● **Exercise prompt**
Copy out the listing that follows exactly, dropping every picture.

START

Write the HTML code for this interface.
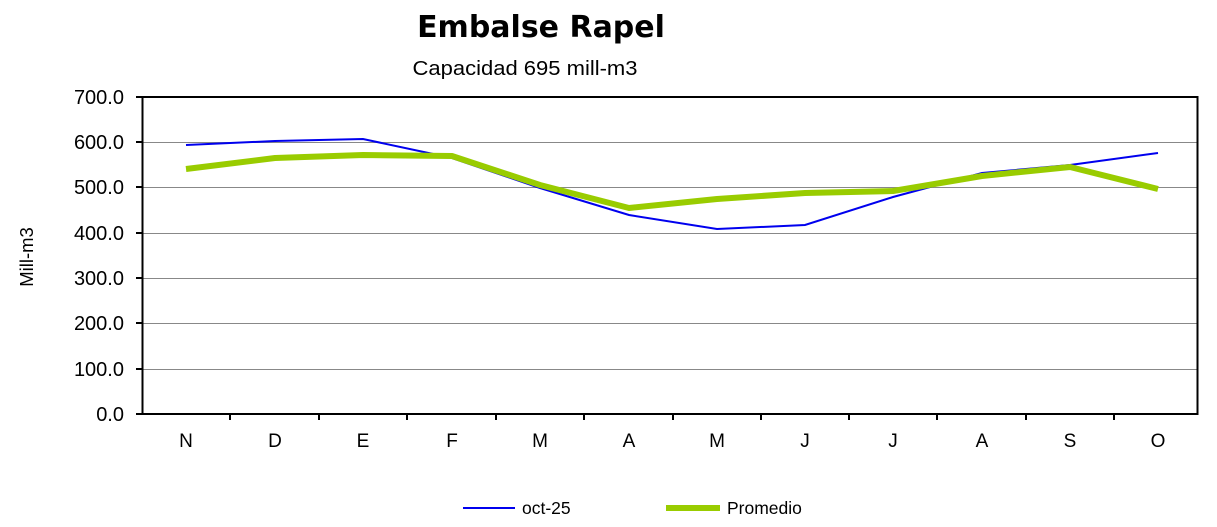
<!DOCTYPE html>
<html><head><meta charset="utf-8"><style>body{margin:0;background:#fff}</style></head><body>
<svg width="1217" height="522" xmlns="http://www.w3.org/2000/svg" font-family="Liberation Sans, Arial, sans-serif">
<rect width="1217" height="522" fill="#fff"/>
<text x="541" y="37" text-anchor="middle" font-family="DejaVu Sans, Verdana, sans-serif" font-weight="bold" font-size="30">Embalse Rapel</text>
<text x="525" y="75" text-anchor="middle" font-size="20" textLength="225" lengthAdjust="spacingAndGlyphs">Capacidad 695 mill-m3</text>
<g stroke="#888" stroke-width="1">
<line x1="142" x2="1198" y1="142.5" y2="142.5"/>
<line x1="142" x2="1198" y1="187.5" y2="187.5"/>
<line x1="142" x2="1198" y1="233.5" y2="233.5"/>
<line x1="142" x2="1198" y1="278.5" y2="278.5"/>
<line x1="142" x2="1198" y1="323.5" y2="323.5"/>
<line x1="142" x2="1198" y1="369.5" y2="369.5"/>
</g>
<rect x="142.5" y="97" width="1055" height="317" fill="none" stroke="#000" stroke-width="2"/>
<g stroke="#000" stroke-width="2">
<line x1="136" x2="142" y1="97" y2="97"/><line x1="136" x2="142" y1="142" y2="142"/><line x1="136" x2="142" y1="187" y2="187"/><line x1="136" x2="142" y1="233" y2="233"/><line x1="136" x2="142" y1="278" y2="278"/><line x1="136" x2="142" y1="323" y2="323"/><line x1="136" x2="142" y1="369" y2="369"/><line x1="136" x2="142" y1="414" y2="414"/>
<line x1="230" x2="230" y1="414" y2="420"/><line x1="319" x2="319" y1="414" y2="420"/><line x1="407" x2="407" y1="414" y2="420"/><line x1="496" x2="496" y1="414" y2="420"/><line x1="584" x2="584" y1="414" y2="420"/><line x1="673" x2="673" y1="414" y2="420"/><line x1="761" x2="761" y1="414" y2="420"/><line x1="849" x2="849" y1="414" y2="420"/><line x1="937" x2="937" y1="414" y2="420"/><line x1="1026" x2="1026" y1="414" y2="420"/><line x1="1114" x2="1114" y1="414" y2="420"/>
</g>
<g font-size="20" text-anchor="end">
<text x="124" y="104">700.0</text><text x="124" y="149">600.0</text><text x="124" y="194">500.0</text><text x="124" y="240">400.0</text><text x="124" y="285">300.0</text><text x="124" y="330">200.0</text><text x="124" y="376">100.0</text><text x="124" y="421">0.0</text>
</g>
<g font-size="19" text-anchor="middle">
<text x="186" y="447">N</text><text x="275" y="447">D</text><text x="363" y="447">E</text><text x="452" y="447">F</text><text x="540" y="447">M</text><text x="629" y="447">A</text><text x="717" y="447">M</text><text x="805" y="447">J</text><text x="893" y="447">J</text><text x="982" y="447">A</text><text x="1070" y="447">S</text><text x="1158" y="447">O</text>
</g>
<text transform="translate(33,257) rotate(-90)" text-anchor="middle" font-size="18.5">Mill-m3</text>
<polyline fill="none" stroke="#0000ee" stroke-width="2" points="186,145 275,141 363,139 452,158 540,188 629,215 717,229 805,225 893,197 982,173 1070,165 1158,153"/>
<polyline fill="none" stroke="#99cc00" stroke-width="6" stroke-linejoin="round" points="186,169 275,158 363,155 452,156 540,185 629,208 717,199 805,193 893,191 982,176 1070,167 1158,189"/>
<line x1="463" x2="515" y1="508" y2="508" stroke="#0000ee" stroke-width="2"/>
<text x="522" y="514" font-size="17.5">oct-25</text>
<line x1="666" x2="720" y1="508" y2="508" stroke="#99cc00" stroke-width="6"/>
<text x="727" y="514" font-size="17.5">Promedio</text>
</svg>
</body></html>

END

● **Output of the exercise**
Write the HTML code for this interface.
<!DOCTYPE html>
<html><head><meta charset="utf-8"><style>body{margin:0;background:#fff}</style></head><body>
<svg width="1217" height="522" xmlns="http://www.w3.org/2000/svg" font-family="Liberation Sans, Arial, sans-serif">
<rect width="1217" height="522" fill="#fff"/>
<text x="541" y="37" text-anchor="middle" font-family="DejaVu Sans, Verdana, sans-serif" font-weight="bold" font-size="30">Embalse Rapel</text>
<text x="525" y="75" text-anchor="middle" font-size="20" textLength="225" lengthAdjust="spacingAndGlyphs">Capacidad 695 mill-m3</text>
<g stroke="#888" stroke-width="1">
<line x1="142" x2="1198" y1="142.5" y2="142.5"/>
<line x1="142" x2="1198" y1="187.5" y2="187.5"/>
<line x1="142" x2="1198" y1="233.5" y2="233.5"/>
<line x1="142" x2="1198" y1="278.5" y2="278.5"/>
<line x1="142" x2="1198" y1="323.5" y2="323.5"/>
<line x1="142" x2="1198" y1="369.5" y2="369.5"/>
</g>
<rect x="142.5" y="97" width="1055" height="317" fill="none" stroke="#000" stroke-width="2"/>
<g stroke="#000" stroke-width="2">
<line x1="136" x2="142" y1="97" y2="97"/><line x1="136" x2="142" y1="142" y2="142"/><line x1="136" x2="142" y1="187" y2="187"/><line x1="136" x2="142" y1="233" y2="233"/><line x1="136" x2="142" y1="278" y2="278"/><line x1="136" x2="142" y1="323" y2="323"/><line x1="136" x2="142" y1="369" y2="369"/><line x1="136" x2="142" y1="414" y2="414"/>
<line x1="230" x2="230" y1="414" y2="420"/><line x1="319" x2="319" y1="414" y2="420"/><line x1="407" x2="407" y1="414" y2="420"/><line x1="496" x2="496" y1="414" y2="420"/><line x1="584" x2="584" y1="414" y2="420"/><line x1="673" x2="673" y1="414" y2="420"/><line x1="761" x2="761" y1="414" y2="420"/><line x1="849" x2="849" y1="414" y2="420"/><line x1="937" x2="937" y1="414" y2="420"/><line x1="1026" x2="1026" y1="414" y2="420"/><line x1="1114" x2="1114" y1="414" y2="420"/>
</g>
<g font-size="20" text-anchor="end">
<text x="124" y="104">700.0</text><text x="124" y="149">600.0</text><text x="124" y="194">500.0</text><text x="124" y="240">400.0</text><text x="124" y="285">300.0</text><text x="124" y="330">200.0</text><text x="124" y="376">100.0</text><text x="124" y="421">0.0</text>
</g>
<g font-size="19" text-anchor="middle">
<text x="186" y="447">N</text><text x="275" y="447">D</text><text x="363" y="447">E</text><text x="452" y="447">F</text><text x="540" y="447">M</text><text x="629" y="447">A</text><text x="717" y="447">M</text><text x="805" y="447">J</text><text x="893" y="447">J</text><text x="982" y="447">A</text><text x="1070" y="447">S</text><text x="1158" y="447">O</text>
</g>
<text transform="translate(33,257) rotate(-90)" text-anchor="middle" font-size="18.5">Mill-m3</text>
<polyline fill="none" stroke="#0000ee" stroke-width="2" points="186,145 275,141 363,139 452,158 540,188 629,215 717,229 805,225 893,197 982,173 1070,165 1158,153"/>
<polyline fill="none" stroke="#99cc00" stroke-width="6" stroke-linejoin="round" points="186,169 275,158 363,155 452,156 540,185 629,208 717,199 805,193 893,191 982,176 1070,167 1158,189"/>
<line x1="463" x2="515" y1="508" y2="508" stroke="#0000ee" stroke-width="2"/>
<text x="522" y="514" font-size="17.5">oct-25</text>
<line x1="666" x2="720" y1="508" y2="508" stroke="#99cc00" stroke-width="6"/>
<text x="727" y="514" font-size="17.5">Promedio</text>
</svg>
</body></html>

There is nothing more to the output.